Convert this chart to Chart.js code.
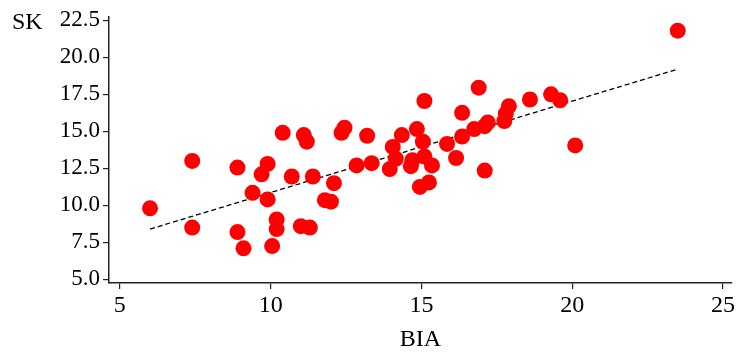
<!DOCTYPE html>
<html lang="en">
<head>
    <meta charset="UTF-8">
    <title>SK vs BIA</title>
    <style>
        body {
            margin: 0;
            padding: 0;
            background-color: #ffffff;
        }
        .chart-box {
            position: relative;
            width: 740px;
            height: 354px;
        }
    </style>
</head>
<body>
    <div class="chart-box">
        <canvas id="scatterChart"></canvas>
    </div>

    <script src="https://cdn.jsdelivr.net/npm/chart.js"></script>
    <script>
        // Values
        const bia = [6.0, 7.4, 7.4, 8.9, 8.9, 9.1, 9.4, 9.7, 9.9, 9.9,
                     10.05, 10.2, 10.2, 10.4, 10.7, 11.0, 11.1, 11.2, 11.3, 11.4,
                     11.8, 12.0, 12.1, 12.35, 12.45, 12.85, 13.2, 13.35, 13.95, 14.05,
                     14.15, 14.35, 14.65, 14.7, 14.85, 15.05, 15.1, 15.1, 15.35, 14.95,
                     15.25, 15.85, 16.15, 16.35, 16.35, 16.75, 16.9, 17.1, 17.1, 17.2,
                     17.75, 17.8, 17.9, 18.6, 19.3, 19.6, 20.1, 23.5];
        const sk = [9.8, 13.0, 8.5, 12.55, 8.2, 7.1, 10.85, 12.1, 12.8, 10.4,
                    7.25, 9.05, 8.4, 14.9, 11.95, 8.6, 14.75, 14.3, 8.5, 11.95,
                    10.35, 10.25, 11.5, 14.9, 15.25, 12.7, 14.7, 12.85, 12.45, 13.95,
                    13.15, 14.75, 12.65, 13.05, 15.15, 14.3, 13.3, 17.05, 12.7, 11.25,
                    11.55, 14.15, 13.2, 16.25, 14.65, 15.15, 17.95, 12.35, 15.35, 15.6,
                    15.7, 16.2, 16.7, 17.15, 17.5, 17.1, 14.05, 21.8];

        // Fitted line (ends)
        const fitX = [6.0, 23.5];
        const fitY = [8.4, 19.2];

        const xTicks = [5, 10, 15, 20, 25];
        const yTicks = [5, 7.5, 10, 12.5, 15, 17.5, 20, 22.5];

        const serif = "'Liberation Serif', 'Times New Roman', serif";

        // Y axis label sits at the top-left, horizontal
        const cornerLabel = {
            id: 'cornerLabel',
            afterDraw(chart) {
                const ctx = chart.ctx;
                ctx.save();
                ctx.font = '24px ' + serif;
                ctx.fillStyle = '#000';
                ctx.textBaseline = 'middle';
                ctx.textAlign = 'left';
                ctx.fillText('SK', 12, 23);
                ctx.restore();
            }
        };

        const axisStyle = {
            grid: { drawOnChartArea: false, drawTicks: true, tickLength: 6, color: '#222', lineWidth: 1.2 },
            border: { display: true, color: '#222', width: 1.5 }
        };

        new Chart(document.getElementById('scatterChart'), {
            type: 'scatter',
            data: {
                datasets: [{
                    label: 'SK',
                    data: bia.map((v, i) => ({ x: v, y: sk[i] })),
                    backgroundColor: '#ff0000',
                    borderColor: '#ff0000',
                    pointRadius: 8,
                    pointHoverRadius: 8,
                    borderWidth: 0
                }, {
                    label: 'fit',
                    data: fitX.map((v, i) => ({ x: v, y: fitY[i] })),
                    showLine: true,
                    borderColor: '#000',
                    borderWidth: 1.3,
                    borderDash: [5, 3],
                    pointRadius: 0,
                    fill: false
                }]
            },
            options: {
                responsive: true,
                maintainAspectRatio: false,
                animation: false,
                layout: { padding: { top: 17, right: 2, left: 0, bottom: 0 } },
                plugins: {
                    legend: { display: false },
                    tooltip: { enabled: false }
                },
                scales: {
                    x: {
                        type: 'linear',
                        min: 4.64,
                        max: 25.3,
                        afterBuildTicks: s => { s.ticks = xTicks.map(v => ({ value: v })); },
                        afterFit: s => { s.height = 71; },
                        ...axisStyle,
                        ticks: { color: '#000', font: { family: serif, size: 24 }, padding: 2, maxRotation: 0, autoSkip: false },
                        title: { display: true, text: 'BIA', color: '#000', font: { family: serif, size: 24 }, padding: { top: 0, bottom: 0 } }
                    },
                    y: {
                        type: 'linear',
                        min: 4.76,
                        max: 22.72,
                        afterBuildTicks: s => { s.ticks = yTicks.map(v => ({ value: v })); },
                        afterFit: s => { s.width = 109; },
                        ...axisStyle,
                        ticks: { color: '#000', font: { family: serif, size: 23 }, padding: 3, autoSkip: false,
                                 callback: v => v.toFixed(1) }
                    }
                }
            },
            plugins: [cornerLabel]
        });
    </script>
</body>
</html>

○ ○ ○

■ Task details:
Word for word, quote the full listing, omitting every picture.

■ Solution to the problem:
Convert this chart to Chart.js code.
<!DOCTYPE html>
<html lang="en">
<head>
    <meta charset="UTF-8">
    <title>SK vs BIA</title>
    <style>
        body {
            margin: 0;
            padding: 0;
            background-color: #ffffff;
        }
        .chart-box {
            position: relative;
            width: 740px;
            height: 354px;
        }
    </style>
</head>
<body>
    <div class="chart-box">
        <canvas id="scatterChart"></canvas>
    </div>

    <script src="https://cdn.jsdelivr.net/npm/chart.js"></script>
    <script>
        // Values
        const bia = [6.0, 7.4, 7.4, 8.9, 8.9, 9.1, 9.4, 9.7, 9.9, 9.9,
                     10.05, 10.2, 10.2, 10.4, 10.7, 11.0, 11.1, 11.2, 11.3, 11.4,
                     11.8, 12.0, 12.1, 12.35, 12.45, 12.85, 13.2, 13.35, 13.95, 14.05,
                     14.15, 14.35, 14.65, 14.7, 14.85, 15.05, 15.1, 15.1, 15.35, 14.95,
                     15.25, 15.85, 16.15, 16.35, 16.35, 16.75, 16.9, 17.1, 17.1, 17.2,
                     17.75, 17.8, 17.9, 18.6, 19.3, 19.6, 20.1, 23.5];
        const sk = [9.8, 13.0, 8.5, 12.55, 8.2, 7.1, 10.85, 12.1, 12.8, 10.4,
                    7.25, 9.05, 8.4, 14.9, 11.95, 8.6, 14.75, 14.3, 8.5, 11.95,
                    10.35, 10.25, 11.5, 14.9, 15.25, 12.7, 14.7, 12.85, 12.45, 13.95,
                    13.15, 14.75, 12.65, 13.05, 15.15, 14.3, 13.3, 17.05, 12.7, 11.25,
                    11.55, 14.15, 13.2, 16.25, 14.65, 15.15, 17.95, 12.35, 15.35, 15.6,
                    15.7, 16.2, 16.7, 17.15, 17.5, 17.1, 14.05, 21.8];

        // Fitted line (ends)
        const fitX = [6.0, 23.5];
        const fitY = [8.4, 19.2];

        const xTicks = [5, 10, 15, 20, 25];
        const yTicks = [5, 7.5, 10, 12.5, 15, 17.5, 20, 22.5];

        const serif = "'Liberation Serif', 'Times New Roman', serif";

        // Y axis label sits at the top-left, horizontal
        const cornerLabel = {
            id: 'cornerLabel',
            afterDraw(chart) {
                const ctx = chart.ctx;
                ctx.save();
                ctx.font = '24px ' + serif;
                ctx.fillStyle = '#000';
                ctx.textBaseline = 'middle';
                ctx.textAlign = 'left';
                ctx.fillText('SK', 12, 23);
                ctx.restore();
            }
        };

        const axisStyle = {
            grid: { drawOnChartArea: false, drawTicks: true, tickLength: 6, color: '#222', lineWidth: 1.2 },
            border: { display: true, color: '#222', width: 1.5 }
        };

        new Chart(document.getElementById('scatterChart'), {
            type: 'scatter',
            data: {
                datasets: [{
                    label: 'SK',
                    data: bia.map((v, i) => ({ x: v, y: sk[i] })),
                    backgroundColor: '#ff0000',
                    borderColor: '#ff0000',
                    pointRadius: 8,
                    pointHoverRadius: 8,
                    borderWidth: 0
                }, {
                    label: 'fit',
                    data: fitX.map((v, i) => ({ x: v, y: fitY[i] })),
                    showLine: true,
                    borderColor: '#000',
                    borderWidth: 1.3,
                    borderDash: [5, 3],
                    pointRadius: 0,
                    fill: false
                }]
            },
            options: {
                responsive: true,
                maintainAspectRatio: false,
                animation: false,
                layout: { padding: { top: 17, right: 2, left: 0, bottom: 0 } },
                plugins: {
                    legend: { display: false },
                    tooltip: { enabled: false }
                },
                scales: {
                    x: {
                        type: 'linear',
                        min: 4.64,
                        max: 25.3,
                        afterBuildTicks: s => { s.ticks = xTicks.map(v => ({ value: v })); },
                        afterFit: s => { s.height = 71; },
                        ...axisStyle,
                        ticks: { color: '#000', font: { family: serif, size: 24 }, padding: 2, maxRotation: 0, autoSkip: false },
                        title: { display: true, text: 'BIA', color: '#000', font: { family: serif, size: 24 }, padding: { top: 0, bottom: 0 } }
                    },
                    y: {
                        type: 'linear',
                        min: 4.76,
                        max: 22.72,
                        afterBuildTicks: s => { s.ticks = yTicks.map(v => ({ value: v })); },
                        afterFit: s => { s.width = 109; },
                        ...axisStyle,
                        ticks: { color: '#000', font: { family: serif, size: 23 }, padding: 3, autoSkip: false,
                                 callback: v => v.toFixed(1) }
                    }
                }
            },
            plugins: [cornerLabel]
        });
    </script>
</body>
</html>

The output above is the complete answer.